Wow. Loner, what a review! You may've achieved literature here. It even builds a cinematic climax; the dying old man dreaming of his youth, of seeking a place to be, while those who love him watch in respect and wonder, brought a lump to my throat. Thanks for the good work.

Rick Ballard said...

I'll second that. I was arrested at the beginning by Kurosawa's recounting of August 15, 1945.
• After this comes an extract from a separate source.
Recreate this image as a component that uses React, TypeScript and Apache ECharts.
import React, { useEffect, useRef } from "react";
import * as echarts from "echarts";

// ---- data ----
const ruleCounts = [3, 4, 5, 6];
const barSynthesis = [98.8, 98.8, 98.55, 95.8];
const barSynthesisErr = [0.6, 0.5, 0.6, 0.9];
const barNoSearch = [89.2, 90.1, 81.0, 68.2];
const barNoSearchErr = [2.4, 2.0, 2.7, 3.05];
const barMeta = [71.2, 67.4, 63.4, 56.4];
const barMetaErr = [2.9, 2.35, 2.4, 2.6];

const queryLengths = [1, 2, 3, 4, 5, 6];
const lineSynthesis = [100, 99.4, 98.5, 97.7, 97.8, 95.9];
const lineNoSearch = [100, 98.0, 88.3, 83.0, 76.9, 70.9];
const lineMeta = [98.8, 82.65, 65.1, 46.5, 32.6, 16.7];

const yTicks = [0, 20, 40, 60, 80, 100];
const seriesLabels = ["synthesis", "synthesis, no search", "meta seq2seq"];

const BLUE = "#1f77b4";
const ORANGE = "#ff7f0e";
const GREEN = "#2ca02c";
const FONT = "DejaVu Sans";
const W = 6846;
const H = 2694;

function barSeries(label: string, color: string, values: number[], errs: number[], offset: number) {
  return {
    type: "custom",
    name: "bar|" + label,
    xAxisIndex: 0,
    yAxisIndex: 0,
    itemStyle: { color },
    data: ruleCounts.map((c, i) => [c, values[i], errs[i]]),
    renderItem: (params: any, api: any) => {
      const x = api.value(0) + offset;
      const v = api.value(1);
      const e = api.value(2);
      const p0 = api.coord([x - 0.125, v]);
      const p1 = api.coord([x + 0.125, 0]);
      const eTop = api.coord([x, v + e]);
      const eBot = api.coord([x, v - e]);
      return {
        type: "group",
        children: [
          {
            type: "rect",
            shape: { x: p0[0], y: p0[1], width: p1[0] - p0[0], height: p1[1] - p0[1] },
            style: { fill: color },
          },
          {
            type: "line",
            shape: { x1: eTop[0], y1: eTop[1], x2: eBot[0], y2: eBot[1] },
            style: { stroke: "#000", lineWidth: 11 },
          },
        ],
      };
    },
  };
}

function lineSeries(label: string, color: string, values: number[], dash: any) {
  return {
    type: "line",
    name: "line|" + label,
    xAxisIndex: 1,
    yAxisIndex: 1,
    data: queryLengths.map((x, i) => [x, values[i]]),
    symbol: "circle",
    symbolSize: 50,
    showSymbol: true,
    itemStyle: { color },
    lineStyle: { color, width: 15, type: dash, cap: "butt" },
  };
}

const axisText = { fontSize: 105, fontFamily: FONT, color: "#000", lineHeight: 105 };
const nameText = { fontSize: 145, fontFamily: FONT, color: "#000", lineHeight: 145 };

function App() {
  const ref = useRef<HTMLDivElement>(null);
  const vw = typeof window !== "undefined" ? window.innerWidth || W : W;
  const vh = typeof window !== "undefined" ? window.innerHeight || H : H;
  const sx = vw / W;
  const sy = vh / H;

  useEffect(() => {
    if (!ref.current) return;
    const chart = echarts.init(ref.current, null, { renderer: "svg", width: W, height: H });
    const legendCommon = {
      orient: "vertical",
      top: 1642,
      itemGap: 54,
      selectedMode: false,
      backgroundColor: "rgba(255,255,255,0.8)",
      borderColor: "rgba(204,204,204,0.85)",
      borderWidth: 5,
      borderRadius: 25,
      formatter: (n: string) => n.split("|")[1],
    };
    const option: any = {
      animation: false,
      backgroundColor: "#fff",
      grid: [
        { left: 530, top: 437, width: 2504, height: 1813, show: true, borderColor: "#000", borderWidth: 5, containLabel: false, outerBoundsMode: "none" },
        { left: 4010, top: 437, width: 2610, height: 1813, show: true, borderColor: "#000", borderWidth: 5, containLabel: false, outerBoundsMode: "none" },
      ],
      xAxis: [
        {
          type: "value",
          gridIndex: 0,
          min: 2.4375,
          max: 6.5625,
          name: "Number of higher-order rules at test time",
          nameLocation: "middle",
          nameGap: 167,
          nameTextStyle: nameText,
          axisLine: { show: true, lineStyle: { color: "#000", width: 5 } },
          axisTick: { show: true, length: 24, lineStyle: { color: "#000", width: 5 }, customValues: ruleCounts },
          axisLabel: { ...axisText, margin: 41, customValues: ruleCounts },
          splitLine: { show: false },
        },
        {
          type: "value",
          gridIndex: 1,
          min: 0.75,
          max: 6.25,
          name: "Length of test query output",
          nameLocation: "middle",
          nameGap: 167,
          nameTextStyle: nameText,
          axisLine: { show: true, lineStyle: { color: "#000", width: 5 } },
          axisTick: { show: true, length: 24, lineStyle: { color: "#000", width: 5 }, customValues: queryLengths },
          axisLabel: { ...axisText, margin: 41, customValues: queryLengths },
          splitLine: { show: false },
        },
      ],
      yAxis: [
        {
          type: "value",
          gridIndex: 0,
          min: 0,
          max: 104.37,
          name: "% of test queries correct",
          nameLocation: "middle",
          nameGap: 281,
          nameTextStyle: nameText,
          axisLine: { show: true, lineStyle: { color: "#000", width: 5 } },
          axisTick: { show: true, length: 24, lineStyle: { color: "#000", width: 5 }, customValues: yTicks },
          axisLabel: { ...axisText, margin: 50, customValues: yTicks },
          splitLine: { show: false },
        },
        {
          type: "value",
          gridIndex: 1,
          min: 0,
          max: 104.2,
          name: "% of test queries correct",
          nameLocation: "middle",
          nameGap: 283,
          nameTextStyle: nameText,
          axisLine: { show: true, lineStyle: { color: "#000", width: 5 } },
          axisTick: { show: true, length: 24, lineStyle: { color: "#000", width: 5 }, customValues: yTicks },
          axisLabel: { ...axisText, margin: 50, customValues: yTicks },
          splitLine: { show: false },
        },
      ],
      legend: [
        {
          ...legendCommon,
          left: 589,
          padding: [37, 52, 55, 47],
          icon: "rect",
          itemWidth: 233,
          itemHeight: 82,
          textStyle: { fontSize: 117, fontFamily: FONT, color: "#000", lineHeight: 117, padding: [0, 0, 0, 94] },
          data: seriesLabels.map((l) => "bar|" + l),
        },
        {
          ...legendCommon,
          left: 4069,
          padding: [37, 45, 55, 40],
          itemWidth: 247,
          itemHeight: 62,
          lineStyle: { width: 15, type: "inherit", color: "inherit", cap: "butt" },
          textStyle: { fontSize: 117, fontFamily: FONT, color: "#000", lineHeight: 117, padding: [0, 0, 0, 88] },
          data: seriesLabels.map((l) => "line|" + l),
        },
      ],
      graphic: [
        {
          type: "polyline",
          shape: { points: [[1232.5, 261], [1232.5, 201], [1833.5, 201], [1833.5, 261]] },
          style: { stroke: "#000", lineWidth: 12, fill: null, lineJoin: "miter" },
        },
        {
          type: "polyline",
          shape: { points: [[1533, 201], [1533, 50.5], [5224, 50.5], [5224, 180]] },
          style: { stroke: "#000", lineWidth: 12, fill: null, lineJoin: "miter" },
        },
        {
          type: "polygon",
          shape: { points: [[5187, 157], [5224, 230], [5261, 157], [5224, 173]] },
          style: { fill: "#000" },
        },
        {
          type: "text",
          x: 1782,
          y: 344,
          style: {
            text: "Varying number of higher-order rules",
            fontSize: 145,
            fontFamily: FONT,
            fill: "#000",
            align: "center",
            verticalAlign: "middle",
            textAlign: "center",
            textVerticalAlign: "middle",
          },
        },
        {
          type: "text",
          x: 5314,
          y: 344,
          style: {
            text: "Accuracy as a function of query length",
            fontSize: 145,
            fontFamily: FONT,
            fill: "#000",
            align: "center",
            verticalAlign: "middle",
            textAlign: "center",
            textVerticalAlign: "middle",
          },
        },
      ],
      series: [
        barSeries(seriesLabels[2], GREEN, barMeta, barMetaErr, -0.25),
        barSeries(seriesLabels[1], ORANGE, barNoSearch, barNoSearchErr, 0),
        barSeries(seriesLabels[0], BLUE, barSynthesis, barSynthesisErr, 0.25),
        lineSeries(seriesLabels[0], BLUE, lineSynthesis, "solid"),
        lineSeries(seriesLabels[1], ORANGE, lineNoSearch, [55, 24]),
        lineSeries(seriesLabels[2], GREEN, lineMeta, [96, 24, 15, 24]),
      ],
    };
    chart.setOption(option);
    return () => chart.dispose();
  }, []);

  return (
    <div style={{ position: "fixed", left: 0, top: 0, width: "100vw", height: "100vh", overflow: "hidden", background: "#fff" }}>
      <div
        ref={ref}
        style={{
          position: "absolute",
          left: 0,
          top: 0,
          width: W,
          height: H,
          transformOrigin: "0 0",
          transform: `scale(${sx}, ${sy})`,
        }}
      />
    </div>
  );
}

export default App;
PS - For those interested in reading all Loner reviews - just type Loner in the search engine at the top of the page, this is the eighth and they are all well worth reading.

Buddy Larsen said...

That is a very powerful passage--that a hundred million were thinking of suicide, and that a mere word from one man released them in a matter of minutes back into the world of the living. The event is close to us in time and proximity, but from an entirely different world. Can't help but wonder about the warrior-mystic MacArthur and his like-hearted peer, Patton. Both remorseless in war yet keenly respectful of social (not political!) culture of the vanquished enemy, both ultimately brought low by the new post-war world, the new world here and now and changing before our very eyes into something--now as then--yet unknown.

David Thomson said...

I can see these reviews eventually ending up in a collection between hard covers. Nice work.

Skookumchuk said...

Excellent. So much that I've neglected and half-forgot. Thanks again.

loner said...

My thanks, Buddy, Rick, David and Skook. My editor, MHA, will confirm, I think, that all I notice are the missing commas.

Regarding Patton and MacArthur, Buddy, I couldn't agree more, and I'd also like to note that Secretary of War Stimson insisted that Kyoto, at the top of the atomic bomb target list, be removed and fought, successfully, every attempt to put it back on. He'd been there. He knew.